In the case at hand, the taxpayer (a company) had booked in its 2013 and 2014 financial accounts provisions for bonuses to be paid to its managing director (who was also the shareholder) and to the managing director’s wife (who was an employee of the company), that the company had not yet paid out. The Luxembourg tax administration took the view that these bonuses were excessive compared to market practice and sought to requalify the deemed excessive part of the provisions as hidden dividend distributions and subject them to 15% withholding tax.
At issue was therefore (i) whether the wife, who was not a shareholder, could fall within the scope of “interested person” for the purposes of the definition of dividend distribution and (ii) whether accounting provisions could fall within the meaning of hidden dividend distributions.
The Lower Administrative Court confirmed a number of interesting points. First, Article 164(3) of the Luxembourg income tax law defines hidden dividend distributions as an advantage conferred directly or indirectly by the company to a shareholder, group company or interested person that a third party would not have received.

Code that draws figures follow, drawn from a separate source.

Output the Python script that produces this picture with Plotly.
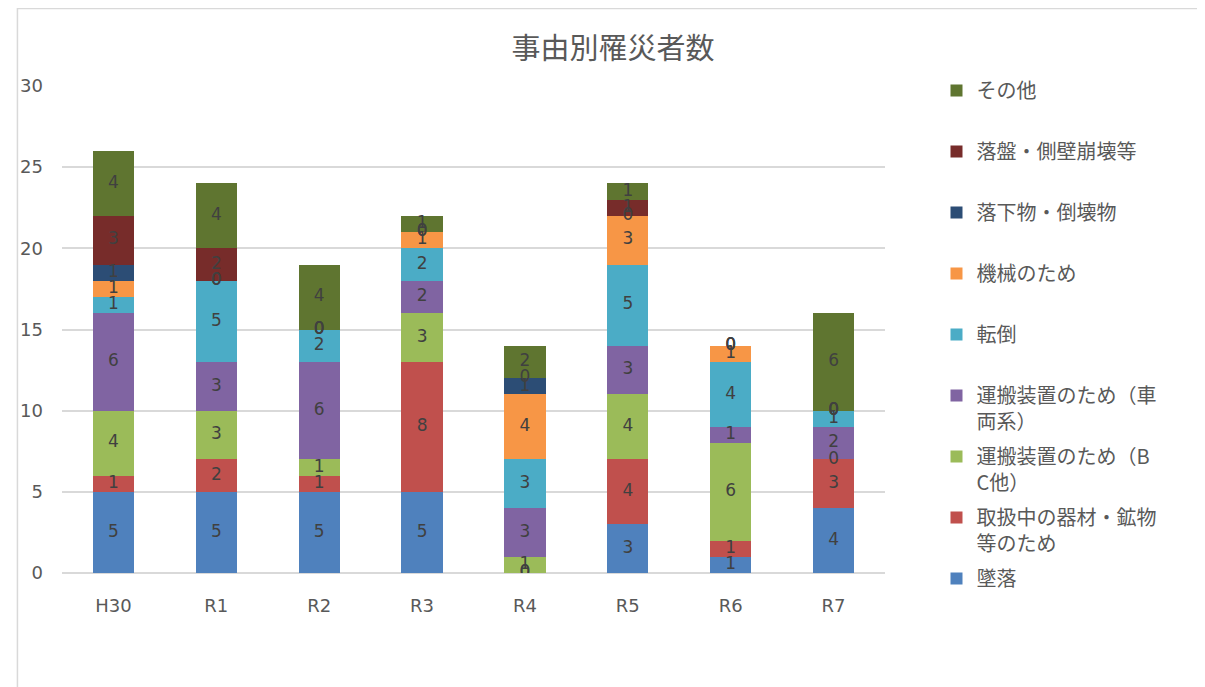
import plotly.graph_objects as go
import numpy as np

categories = ["H30", "R1", "R2", "R3", "R4", "R5", "R6", "R7"]

series_names = [
    "墜落",
    "取扱中の器材・鉱物<br>等のため",
    "運搬装置のため（B<br>C他）",
    "運搬装置のため（車<br>両系）",
    "転倒",
    "機械のため",
    "落下物・倒壊物",
    "落盤・側壁崩壊等",
    "その他",
]

tsuiraku = [5, 5, 5, 5, 0, 3, 1, 4]
toriatsukai = [1, 2, 1, 8, 0, 4, 1, 3]
unpan_bc = [4, 3, 1, 3, 1, 4, 6, 0]
unpan_sharyo = [6, 3, 6, 2, 3, 3, 1, 2]
tentou = [1, 5, 2, 2, 3, 5, 4, 1]
kikai = [1, 0, 0, 1, 4, 3, 1, 0]
rakkabutsu = [1, 0, 0, 0, 1, 0, 0, 0]
rakuban = [3, 2, 0, 0, 0, 1, 0, 0]
sonota = [4, 4, 4, 1, 2, 1, 0, 6]

series_values = [tsuiraku, toriatsukai, unpan_bc, unpan_sharyo, tentou,
                 kikai, rakkabutsu, rakuban, sonota]

colors = ["#4F81BD", "#C0504D", "#9BBB59", "#8064A2", "#4BACC6",
          "#F79646", "#2C4D75", "#772C2A", "#5F7530"]

FONT = "Noto Sans CJK JP"
NUMFONT = "DejaVu Sans"

fig = go.Figure()
for i, (name, vals, col) in enumerate(zip(series_names, series_values, colors)):
    legend_name = name if "<br>" in name else name + "<br> "
    fig.add_trace(go.Bar(
        x=categories, y=vals, name=legend_name, marker_color=col,
        marker_line_width=0, legendgroup=f"g{i}", legendrank=100 - i,
        hoverinfo="skip",
    ))

# data labels at segment midpoints
base = np.zeros(len(categories))
lx, ly, lt = [], [], []
for vals in series_values:
    v = np.array(vals, dtype=float)
    mid = base + v / 2
    for c, m, val in zip(categories, mid, vals):
        lx.append(c); ly.append(m); lt.append(str(val))
    base = base + v
fig.add_trace(go.Scatter(
    x=lx, y=ly, text=lt, mode="text", showlegend=False,
    textfont=dict(family=NUMFONT, size=17, color="#404040"), hoverinfo="skip",
))

# page is offset by 8px body margin
W, H = 1197, 679
L, R, T, B = 46, 320, 78, 114
pw, ph = W - L - R, H - T - B

fig.update_layout(
    width=W, height=H,
    margin=dict(l=L, r=R, t=T, b=B),
    barmode="stack", bargap=0.6,
    paper_bgcolor="white", plot_bgcolor="white",
    font=dict(family=FONT, color="#595959"),
    title=dict(text="事由別罹災者数", x=605 / W, xanchor="center",
               y=1 - 41 / H, yanchor="middle",
               font=dict(family=FONT, size=29, color="#595959")),
    legend=dict(
        x=(929 - L) / pw, xanchor="left", y=1 + (T - 63) / ph, yanchor="top",
        traceorder="grouped", tracegroupgap=6, valign="top",
        font=dict(family=FONT, size=20, color="#595959"),
        itemwidth=30, maxheight=700,
    ),
    xaxis=dict(showgrid=False, showline=False, ticks="",
               tickfont=dict(family=NUMFONT, size=18, color="#595959"),
               ticklabelstandoff=20),
    yaxis=dict(range=[0, 30], dtick=5, showgrid=True, gridcolor="#D9D9D9",
               gridwidth=1.5, zeroline=True, zerolinecolor="#D9D9D9",
               zerolinewidth=1.5, showline=False, ticks="",
               tickfont=dict(family=NUMFONT, size=18, color="#595959"),
               ticklabelstandoff=18),
    shapes=[dict(type="rect", xref="paper", yref="paper",
                 x0=(1 - L) / pw, x1=(1240 - L) / pw,
                 y0=-(H + 30 - T - ph) / ph, y1=1 + (T - 0.5) / ph,
                 line=dict(color="#D9D9D9", width=1.5), fillcolor="rgba(0,0,0,0)",
                 layer="below")],
)

fig.write_html("out.html")
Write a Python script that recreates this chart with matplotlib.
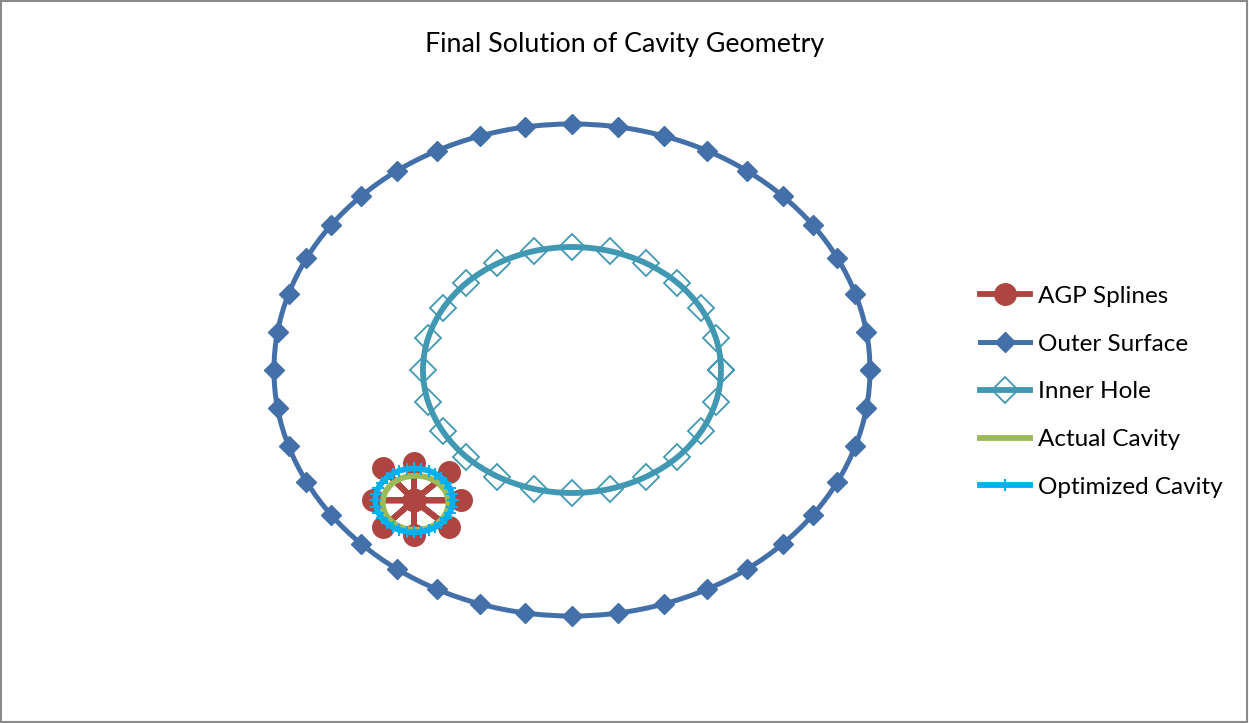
"""Final solution of cavity geometry (recreated chart)."""

import matplotlib
matplotlib.use("Agg")
import numpy as np
import matplotlib.pyplot as plt
from matplotlib.lines import Line2D
from matplotlib.patches import PathPatch, Rectangle
from matplotlib.path import Path

plt.rcParams["font.family"] = ["Lato", "DejaVu Sans"]

# outer surface points (every 9 deg, closed)
outer_x = [10, 9.88, 9.51, 8.91, 8.09, 7.07, 5.88, 4.54, 3.09, 1.56, 0,
           -1.56, -3.09, -4.54, -5.88, -7.07, -8.09, -8.91, -9.51, -9.88, -10,
           -9.88, -9.51, -8.91, -8.09, -7.07, -5.88, -4.54, -3.09, -1.56, 0,
           1.56, 3.09, 4.54, 5.88, 7.07, 8.09, 8.91, 9.51, 9.88, 10]
outer_y = [0, 1.56, 3.09, 4.54, 5.88, 7.07, 8.09, 8.91, 9.51, 9.88, 10,
           9.88, 9.51, 8.91, 8.09, 7.07, 5.88, 4.54, 3.09, 1.56, 0,
           -1.56, -3.09, -4.54, -5.88, -7.07, -8.09, -8.91, -9.51, -9.88, -10,
           -9.88, -9.51, -8.91, -8.09, -7.07, -5.88, -4.54, -3.09, -1.56, 0]

# inner hole points (every 15 deg, closed)
inner_x = [5, 4.83, 4.33, 3.54, 2.5, 1.29, 0, -1.29, -2.5, -3.54, -4.33, -4.83, -5,
           -4.83, -4.33, -3.54, -2.5, -1.29, 0, 1.29, 2.5, 3.54, 4.33, 4.83, 5]
inner_y = [0, 1.29, 2.5, 3.54, 4.33, 4.83, 5, 4.83, 4.33, 3.54, 2.5, 1.29, 0,
           -1.29, -2.5, -3.54, -4.33, -4.83, -5, -4.83, -4.33, -3.54, -2.5, -1.29, 0]

# AGP splines: spokes out from the cavity centre
agp_x = [-5.3, -3.72, -5.3, -4.13, -5.3, -5.3, -5.3, -6.35, -5.3,
         -6.68, -5.3, -6.34, -5.3, -5.3, -5.3, -4.13, -5.3]
agp_y = [-5.3, -5.3, -5.3, -4.16, -5.3, -3.8, -5.3, -4.0, -5.3,
         -5.3, -5.3, -6.4, -5.3, -6.72, -5.3, -6.4, -5.3]

# actual cavity
actual_x = [-4.15, -4.23, -4.47, -4.83, -5.25, -5.67, -6.03, -6.27, -6.35,
            -6.27, -6.03, -5.67, -5.25, -4.83, -4.47, -4.23, -4.15]
actual_y = [-5.4, -4.98, -4.62, -4.38, -4.30, -4.38, -4.62, -4.98, -5.4,
            -5.82, -6.18, -6.42, -6.50, -6.42, -6.18, -5.82, -5.4]

# optimized cavity
opt_x = [-4.00, -4.03, -4.10, -4.22, -4.38, -4.58, -4.80, -5.05, -5.30,
         -5.55, -5.80, -6.02, -6.22, -6.38, -6.50, -6.57, -6.60, -6.57,
         -6.50, -6.38, -6.22, -6.02, -5.80, -5.55, -5.30, -5.05, -4.80,
         -4.58, -4.38, -4.22, -4.10, -4.03, -4.00]
opt_y = [-5.30, -5.05, -4.80, -4.58, -4.38, -4.22, -4.10, -4.03, -4.00,
         -4.03, -4.10, -4.22, -4.38, -4.58, -4.80, -5.05, -5.30, -5.55,
         -5.80, -6.02, -6.22, -6.38, -6.50, -6.57, -6.60, -6.57, -6.50,
         -6.38, -6.22, -6.02, -5.80, -5.55, -5.30]


def smooth_closed(xs, ys):
    # Excel-style smoothed line through closed point list (Catmull-Rom as Bezier)
    pts = np.column_stack([xs, ys])[:-1]
    n = len(pts)
    verts = [pts[0]]
    codes = [Path.MOVETO]
    for i in range(n):
        p0, p1 = pts[i - 1], pts[i]
        p2, p3 = pts[(i + 1) % n], pts[(i + 2) % n]
        verts += [p1 + (p2 - p0) / 6, p2 - (p3 - p1) / 6, p2]
        codes += [Path.CURVE4] * 3
    return Path(verts, codes)


def main() -> None:
    fig = plt.figure(figsize=(12.49, 7.23), dpi=100)
    ax = fig.add_axes([0.1955, 0.114, 0.5249, 0.7485])

    styles = [
        ("AGP Splines", dict(color="#AE4540", lw=4.2, marker="o", ms=15.5)),
        ("Outer Surface", dict(color="#4470AA", lw=3.6, marker="D", ms=10.5)),
        ("Inner Hole", dict(color="#4198B2", lw=4.2, marker="D", ms=13.5,
                            mfc="none", mew=1.3)),
        ("Actual Cavity", dict(color="#9BBB59", lw=4.2, marker="None")),
        ("Optimized Cavity", dict(color="#00B0F0", lw=4.2, marker="+", ms=9,
                                  mew=1.5)),
    ]
    series = [(agp_x, agp_y), (outer_x, outer_y), (inner_x, inner_y),
              (actual_x, actual_y), (opt_x, opt_y)]

    handles = []
    for i, ((label, st), (xs, ys)) in enumerate(zip(styles, series)):
        z = 2 + i
        if label == "AGP Splines":
            ax.plot(xs, ys, solid_capstyle="round", zorder=z, **st)
        else:
            ax.add_patch(PathPatch(smooth_closed(xs, ys), fill=False,
                                   edgecolor=st["color"], lw=st["lw"], zorder=z))
            mk = {k: v for k, v in st.items() if k != "lw"}
            ax.plot(xs, ys, ls="none", zorder=z + 0.5, **mk)
        handles.append(Line2D([], [], label=label, **st))

    ax.set_xlim(-11, 11)
    ax.set_ylim(-11, 11)
    ax.axis("off")

    fig.suptitle("Final Solution of Cavity Geometry", y=0.956, fontsize=19.3)
    fig.legend(handles=handles, loc="center left", bbox_to_anchor=(0.767, 0.458),
               frameon=False, fontsize=17.5, handlelength=2.06,
               handletextpad=0.33, labelspacing=1.1)

    fig.add_artist(Rectangle((0.001, 0.002), 0.997, 0.996, transform=fig.transFigure,
                             fill=False, edgecolor="#8A8A8A", lw=1.5))

    fig.savefig("out.png", dpi=100)
    plt.close(fig)


if __name__ == "__main__":
    main()
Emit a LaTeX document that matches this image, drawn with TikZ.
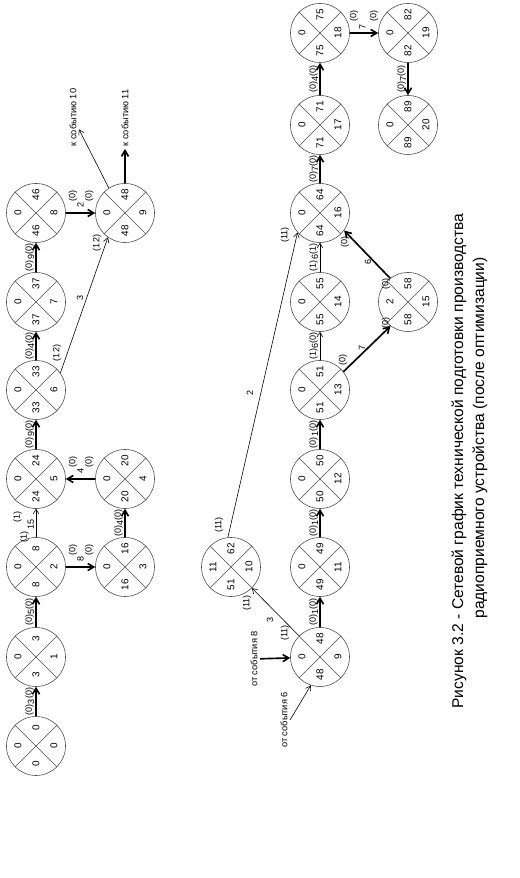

As regards the meaning of “interested person” the Court held that no direct relationship between the company and that person is required but that the advantage must be motivated by a shareholder interest - thus a person with sufficiently close links with a shareholder (such as a spouse) may receive a hidden dividend distribution.
However, the Lower Administrative Court also held that, in the absence of effective payment to the intended recipient, the provisioning of bonuses could not be lawfully qualified as a hidden dividend distribution since it did not give rise to an effective distribution, i.e.: an impoverishment of the Company to the benefit of a third party. The Court acknowledged that while the provisions had diminished the company’s profits, it took the view that only effective payment of the bonuses could give rise to a hidden dividend distribution. Implicit in the Court’s reasoning is that the shareholder and his spouse had not in fact received an advantage from the company.